Prova di determinazione
Pochi giorni fa, nel primo anniversario del golpe di Al Burhan, decine di migliaia di sudanesi sono tornati a dare prova della loro determinazione partecipando a manifestazioni di protesta in ben diciannove città. Chiedevano il ritorno della democrazia e di un governo formato da civili. La polizia ha usato idranti, gas lacrimogeni e armi per disperderli, uccidendo una persona che è stata investita da un veicolo militare. I morti dall’inizio delle proteste contro la giunta militare salgono così a 119.

La pretesa di Al Burhan di “correggere il corso della rivoluzione” che aveva fatto cadere la dittatura di Al Bashir ha mostrato tutta la sua vacuità. Secondo il corrispondente di Le Monde Afrique da Khartoum, in questi dodici mesi il generale non è riuscito a consolidare il suo potere. I cittadini si rendono conto che, con i militari al governo, le condizioni economiche, di vita e di sicurezza sono peggiorate, e la corruzione all’interno dello stato è rimasta tale e quale al passato.
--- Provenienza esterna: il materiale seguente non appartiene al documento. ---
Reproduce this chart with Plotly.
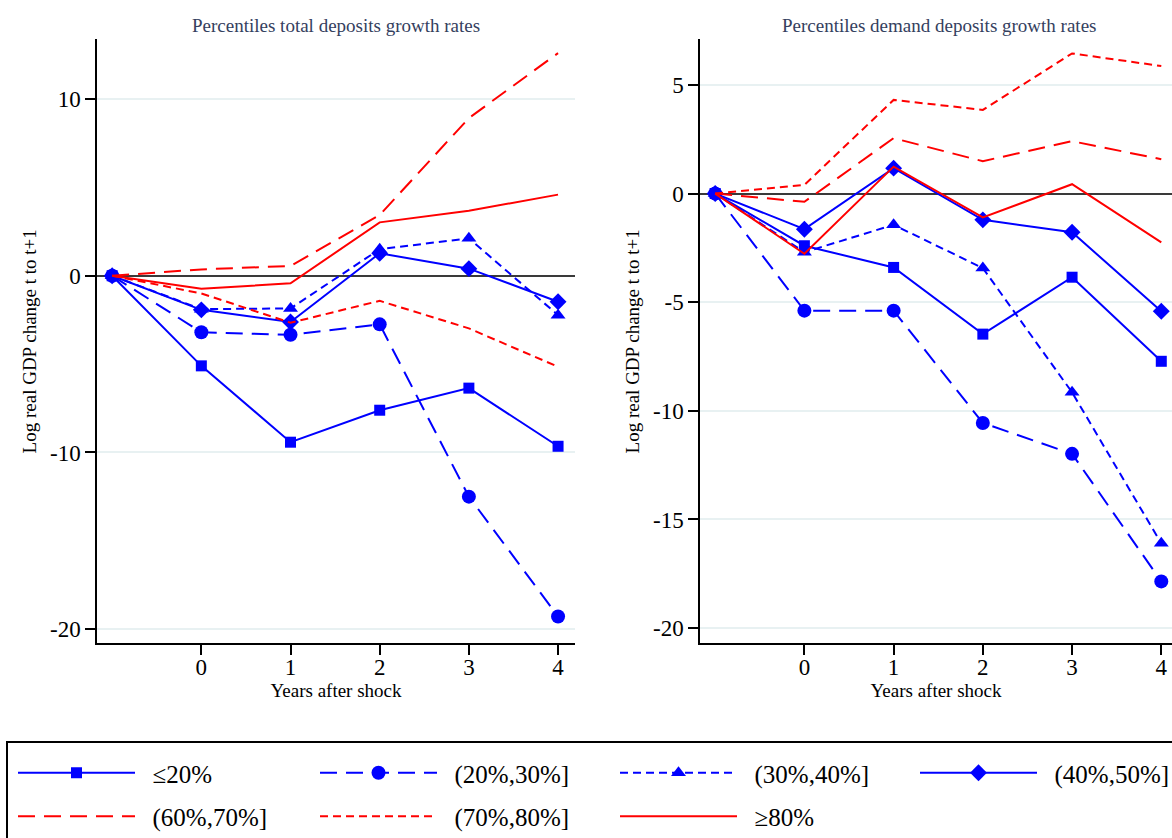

Dopo il colpo di stato “i rubinetti degli aiuti internazionali sono stati chiusi. Più di 4,6 miliardi di dollari di finanziamenti per progetti nei settori energetico, agricolo e sanitario, così come un programma di sostegno alle famiglie povere, sono stati congelati. Per fare cassa le autorità hanno aumentato le tasse. E il carovita è stato aggravato dalla crescita al livello mondiale dei prezzi dell’energia e dei prodotti alimentari causati dalla guerra in Ucraina”.

Nel paese esistono due eserciti che cercano appoggi all’estero e sembrano destinati a scontrarsi

Da quest’estate vanno avanti dei negoziati tra i generali e una parte delle forze della società civile per un passaggio di poteri a un “governo di personalità competenti” (questa la formula usata da Al Buhran a luglio). Da settimane s’inseguono le notizie su una possibile uscita dalla crisi. Ma ci sono tre questioni che restano in sospeso: la giustizia transizionale (cioè se e come saranno puniti i responsabili della morte dei manifestanti che sono scesi in piazza contro Al Bashir e contro Al Burhan), gli interessi dell’esercito nell’economia del paese e la riforma del settore della sicurezza.

A questo proposito, un’analisi del sito Memri sottolinea la frattura interna alle forze armate. “L’esercito sembra onnipotente in Sudan, ma è un’illusione”, scrive Alberto M. Fernandez. “Può uccidere i manifestanti impunemente, controllare le grandi banche e un impero economico. Ma non è onnipotente perché di fatto ci sono due eserciti. Il primo è formato dalle forze regolari, dalle quali provengono dittatori come Al Bashir e lo stesso Al Burhan. Accanto ci sono le forze di supporto rapido, che derivano dalle milizie arabe del Darfur, i paramilitari janjawid protagonisti della sanguinosa controinsurrezione in quella regione. Il loro leader è il generale Mohammed Hamdan Dagalo, detto Hemetti”.

Entrambi gli schieramenti cercano alleati all’estero e all’interno del paese, e sembra che, alla fine dei giochi, siano destinati a scontrarsi. Secondo Arab Weekly, Al Buhran ed Hemetti hanno condotto separatamente una serie di incontri diplomatici a Mosca, al Cairo e ad Abu Dhabi, anche se entrambi sostengono di non volersi candidare a future elezioni.

Intanto, i sudanesi continuano a scandire le loro proteste e a portare avanti la loro resistenza popolare la cui intensità e capillarità, scrive la ricercatrice Nada Wanni su Al Jazeera, spesso sfugge agli occhi degli osservatori esterni. “Arriverà il giorno che non possiamo più aspettare… Il giorno in cui il sole prenderà fuoco”, si sentiva cantare nelle strade di Khartoum fino a poco tempo fa.